NOW at the Waterbury Library

Photographs from the continuing series, "Brass Valley Made in America," are on exhibition at the Silas Bronson Library in Waterbury, from June 3 to July 31.

An Invitation
WHEN: June 19th at 6:30 PM
WHERE: Silas Bronson Library, Waterbury (http://www.bronsonlibrary.org/)
WHAT: Emery Roth will show slides, talk about his experiences, and read poems and stories from the draft of his book on Brass Valley. For three years Mr. Roth has been following the old railroad tracks and photographing among ruins and in the last working brass mill in the Naugatuck Valley. Thanks to the existence of a unique extruder, one brass mill continues operation. It is the last descendent of American Brass with functioning mill buildings in Ansonia and Waterbury. Mr. Roth's photographs capture the men and equipment at work, the large casting furnaces, the extruder, pickling tanks, draw benches, annealers still functioning in a facility that has been making brass tube since before WW I.


Tuesday, October 27, 2009

Smooth Sailing

PHOTOGRAPHER'S JOURNAL: Mirror calm on a large lake is an elusive event unless one lives on the lake. For at least four years my photo explorations have regularly taken me by Lake Waramaug, and from time to time a portion of the lake has been nearly still. Complete stillness is most often found at dawn and occasionally at dusk. One stops and waits for a large lake to calm to mirror stillness at the risk of wasting an entire shoot, and so as I've passed the nearly calm lake I have usually driven on.

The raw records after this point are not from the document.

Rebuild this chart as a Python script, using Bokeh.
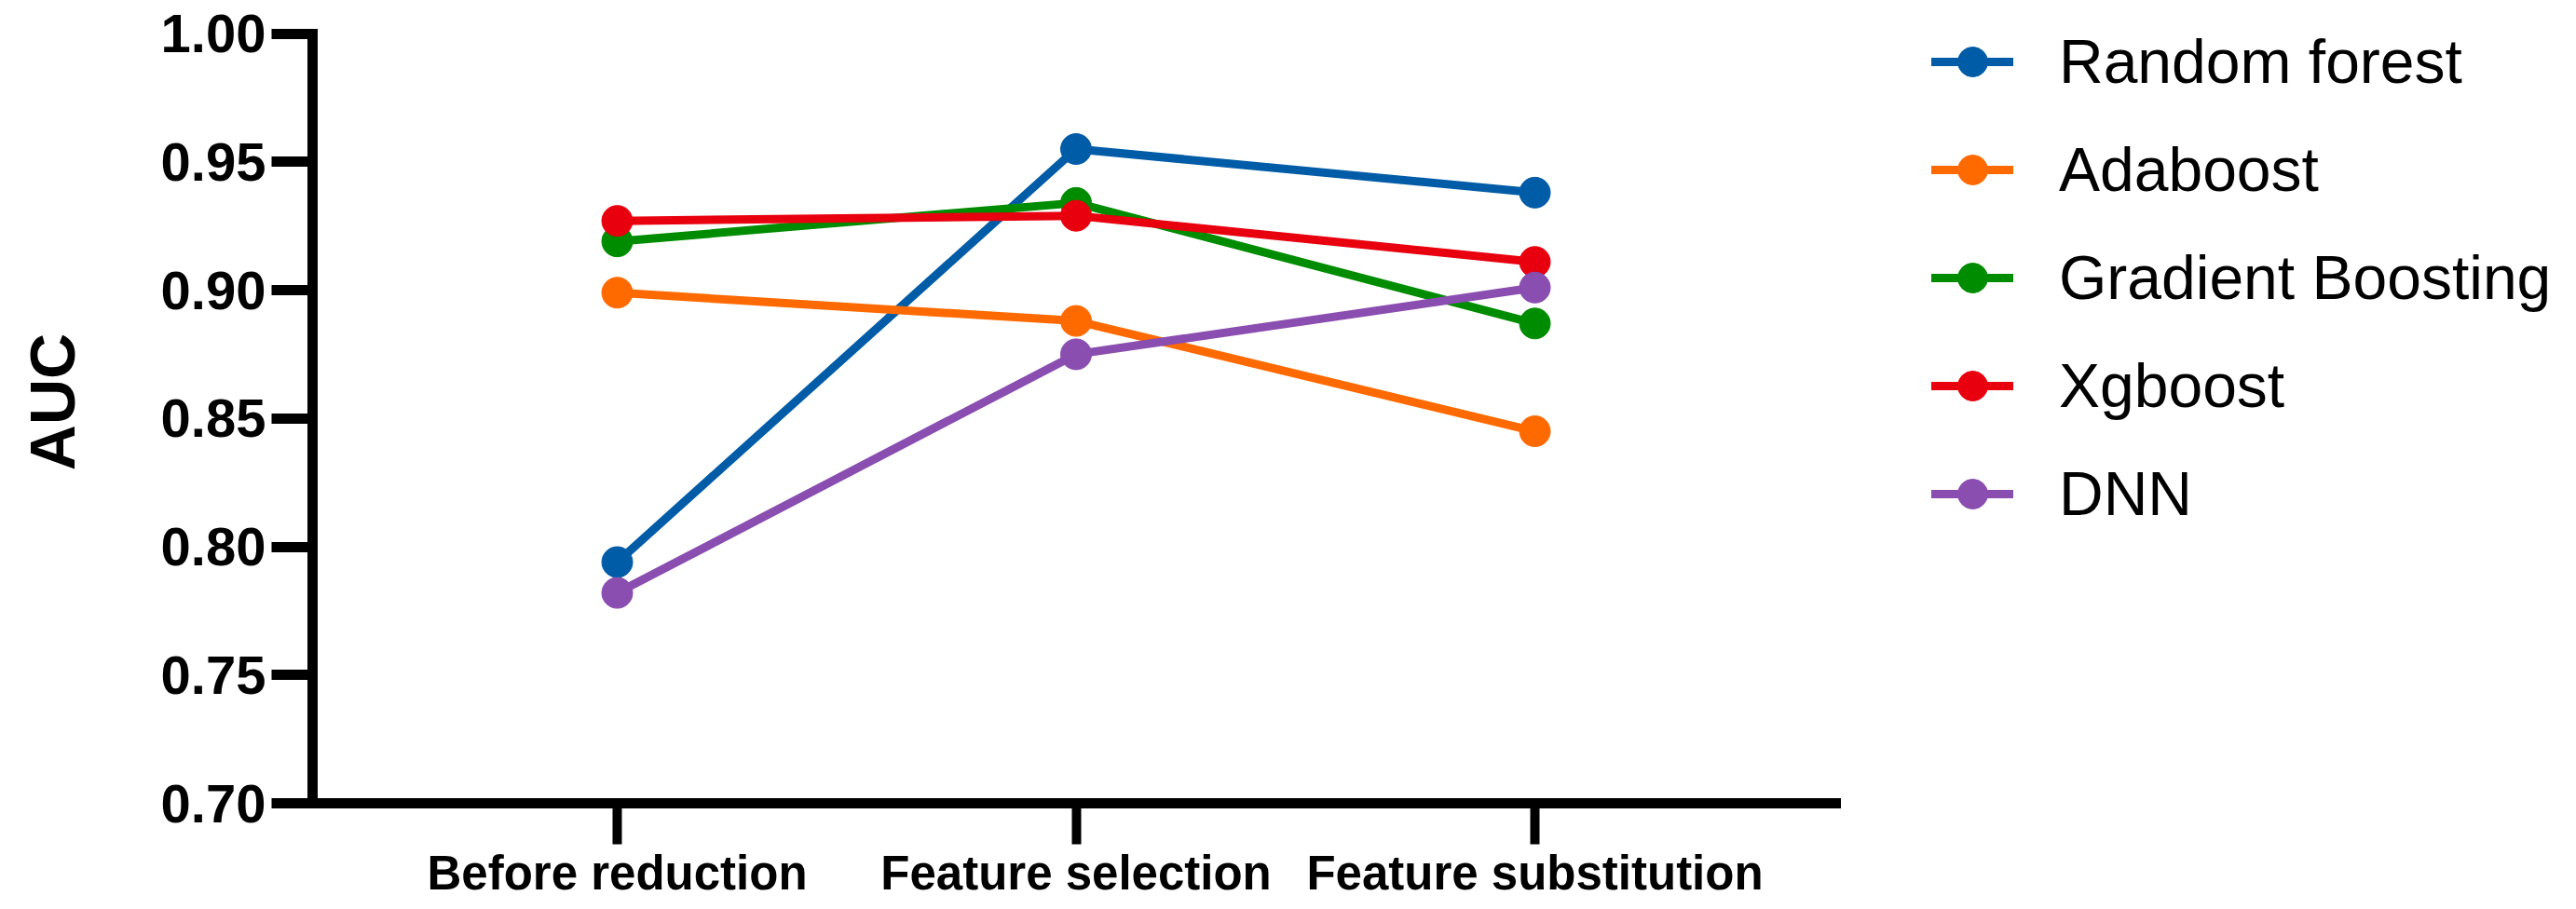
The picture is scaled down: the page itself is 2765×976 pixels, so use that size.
from bokeh.plotting import figure
from bokeh.models import (Range1d, FixedTicker, Legend, LegendItem,
                          NumeralTickFormatter)
from bokeh.embed import file_html
from bokeh.resources import INLINE

categories = ["Before reduction", "Feature selection", "Feature substitution"]
series_names = ["Random forest", "Adaboost", "Gradient Boosting", "Xgboost", "DNN"]
random_forest = [0.794, 0.955, 0.938]
adaboost = [0.899, 0.888, 0.845]
gradient_boosting = [0.919, 0.934, 0.887]
xgboost = [0.927, 0.929, 0.911]
dnn = [0.782, 0.875, 0.901]
series_values = [random_forest, adaboost, gradient_boosting, xgboost, dnn]
colors = ["#015CA8", "#FF6A00", "#008C00", "#E8000F", "#8A4DB0"]
y_ticks = [0.70, 0.75, 0.80, 0.85, 0.90, 0.95, 1.00]

FONT = "Liberation Sans"
W, H = 2760, 968
LEFT, BOTTOM = 335, 105
FRAME_H = H - BOTTOM

x_idx = list(range(len(categories)))

p = figure(width=W, height=H, output_backend="svg", toolbar_location=None,
           title=None,
           x_range=Range1d(-0.664, -0.664 + (W - LEFT) / 492.5),
           y_range=Range1d(0.70, 1.0129),
           min_border_left=LEFT, min_border_right=0, min_border_top=0,
           min_border_bottom=BOTTOM)
p.outline_line_color = None
p.xgrid.visible = False
p.ygrid.visible = False
p.background_fill_color = "white"
p.border_fill_color = "white"

items = []
for name, vals, col in zip(series_names, series_values, colors):
    lr = p.line(x_idx, vals, line_color=col, line_width=9, line_cap="round", line_join="round")
    sr = p.scatter(x_idx, vals, size=33, fill_color=col, line_color=col, line_width=1)
    items.append(LegendItem(label=name, renderers=[lr, sr]))

# axes
for ax in (p.xaxis[0], p.yaxis[0]):
    ax.axis_line_width = 11
    ax.axis_line_color = "black"
    ax.axis_line_cap = "square"
    ax.major_tick_line_width = 11
    ax.major_tick_line_color = "black"
    ax.major_tick_out = 44
    ax.major_tick_in = 0
    ax.minor_tick_line_color = None
    ax.major_label_text_font = FONT
    ax.major_label_text_font_style = "bold"
    ax.major_label_text_color = "black"

xa = p.xaxis[0]
xa.ticker = FixedTicker(ticks=x_idx)
xa.major_label_overrides = {i: c for i, c in zip(x_idx, categories)}
xa.bounds = (-0.664, 2.655)
xa.major_label_text_font_size = "51px"
xa.major_label_standoff = 2
xa.major_tick_line_width = 10

ya = p.yaxis[0]
ya.ticker = FixedTicker(ticks=y_ticks)
ya.formatter = NumeralTickFormatter(format="0.00")
ya.bounds = (0.70, 1.00)
ya.major_label_text_font_size = "58px"
ya.major_label_standoff = 6
ya.axis_label = "AUC"
ya.axis_label_text_font = FONT
ya.axis_label_text_font_style = "bold"
ya.axis_label_text_font_size = "68px"
ya.axis_label_text_color = "black"
ya.axis_label_standoff = 76

leg_h = 2 * 10 + 5 * 80 + 4 * 36
legend = Legend(items=items, location=(2073 - LEFT, FRAME_H - (6.7 + leg_h)),
                glyph_width=88, glyph_height=80, label_height=80,
                label_standoff=49, spacing=36, padding=10, margin=0,
                label_text_font=FONT, label_text_font_size="66px",
                label_text_color="black",
                border_line_color=None, background_fill_alpha=0)
p.add_layout(legend, "center")

open("out.html", "w").write(file_html(p, INLINE))
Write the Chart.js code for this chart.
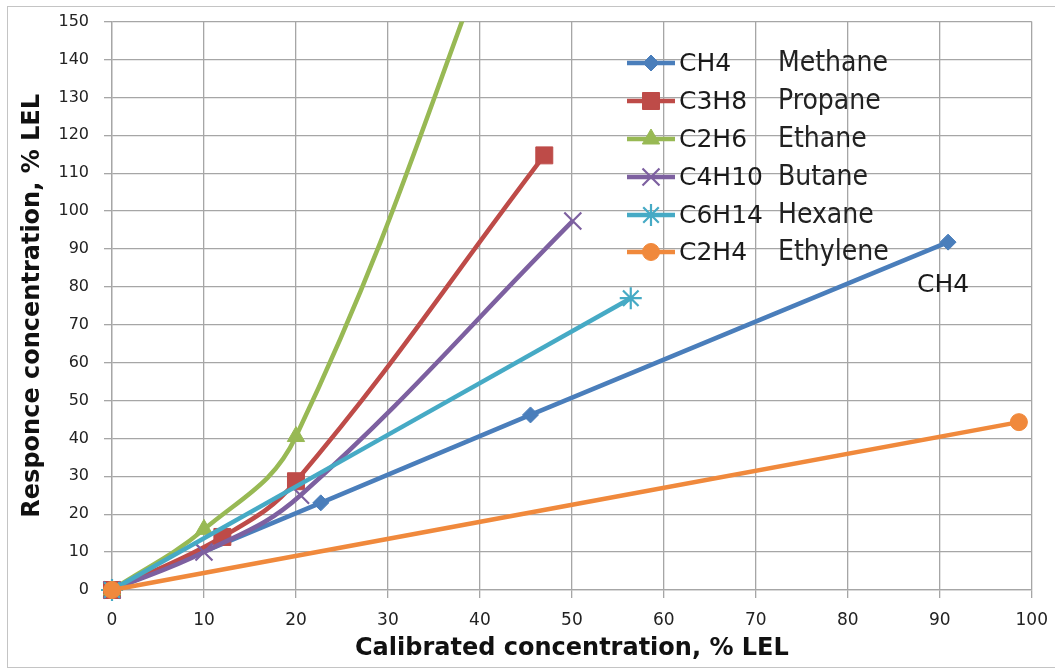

It was therefore a complete surprise to find the lake like this twice in the past week, and a special bonus that this gift has come at the peak of fall colors and on this occasion with a clouds like feathers.

I had returned from a three-day shoot in Chadds Ford, Pennsylvania just the night before. I had slept in and let sunrise pass, and I had small hopes for a midday shoot except for a particular image that might still work before fall colors dimmed. I was headed for Kent Hollow, but as I passed this spot I knew I had to stop. Stopping is nearly impossible on the road around the lake, but I found a place to turn around, drove back to the only spot where I could safely park, and began shooting. I photographed for just 15 minutes before I decided I'd gotten all I could from the location and decided to return to my car and drive to the state park at the end of the lake, where parking was easy. However, by the time I was back in my car the calm had ended.

Photographers seize the moment or lose it. I continued with my initial plan and continued on to Kent Hollow and the photograph posted previously.